Lebanon’s government hopes the political breakthrough will boost international confidence and clear the way for the release funds needed for reconstruction after the Israel-Hezbollah war, which killed more than 4,000 and wounded over 16,000 in Lebanon. An international conference for Lebanon in Paris in October raised $1 billion in pledges for humanitarian aid and military support.

Lebanese caretaker Prime Minister Najib Mikati welcomed Macron, and said they discussed the need for continued support both “economically and in terms of reconstruction.”

Macron was also expected to head to the country’s south, where French troops are deployed part of a UN peacekeeping force along the border with Israel.

Promises of reform

The French leader has been a harsh critic of Lebanon’s political class, whom many blame for the decades of corruption and mismanagement that led in October 2019 to the country’s worst economic and financial crisis.

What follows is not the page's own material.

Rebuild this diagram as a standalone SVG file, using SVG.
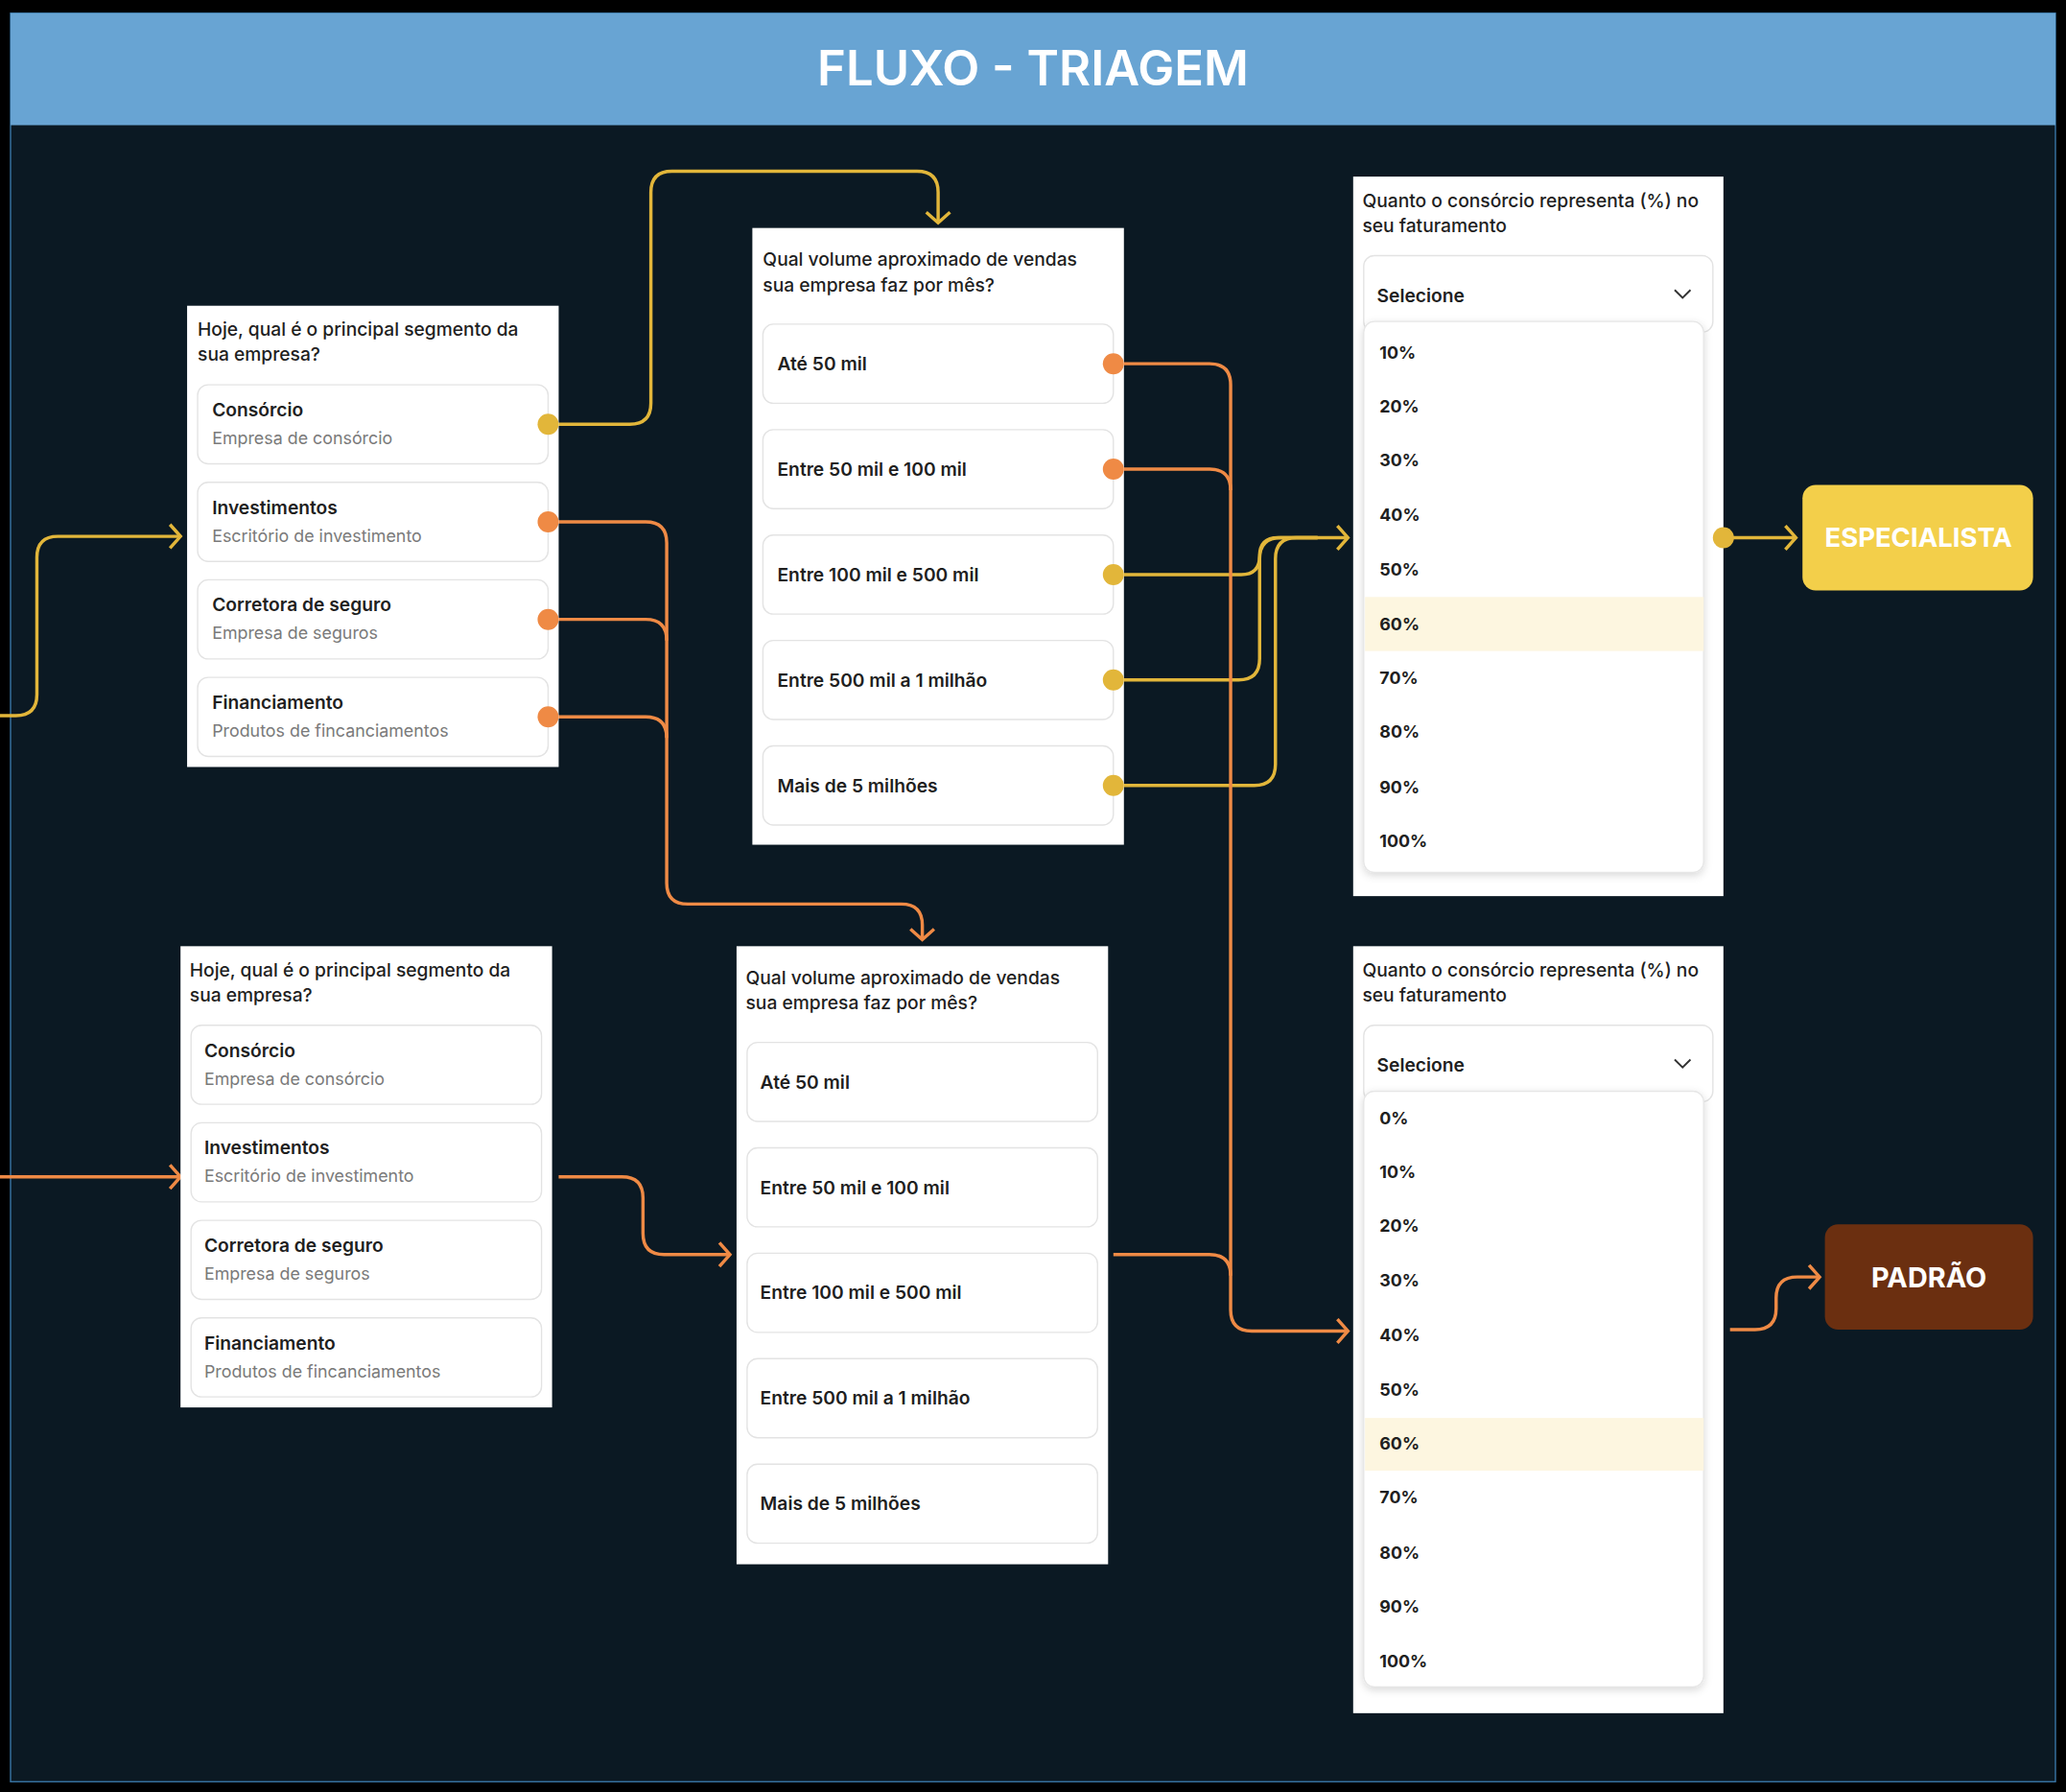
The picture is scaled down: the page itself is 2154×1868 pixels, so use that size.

For years, Macron has pressed Lebanese officials to implement reforms to help the former French protectorate out of an economic crisis that the World Bank described as among the worst the world has witnessed in more than a century. Few steps have been taken by the country’s rulers since then.

Macron is scheduled to meet Salam and President Joseph Aoun. The prime minister-designate Aoun have promised to work on getting Lebanon out of its economic crisis and to impose state authority over parts of the country long controlled by Hezbollah.

“President Macron promised to keep support for the new government,” Mikati said after meeting the French leader at the airport. He added that Macron will meet early Friday with the US and French officers on the ceasefire monitoring committee and will later meet Lebanese officials.

Asked if France can guarantee that Israel will withdraw its troops from Lebanon, by the end of the 60-day truce, Mikati said this was not discussed, adding that the French side is following the matter with US officials.

The Israel-Hezbollah war has weakened Hezbollah, an Iran-backed militant group that dominated Lebanese politics for years. Hezbollah favoured other candidates for the presidency and the prime ministership and has criticized the choices of Aoun and Salam.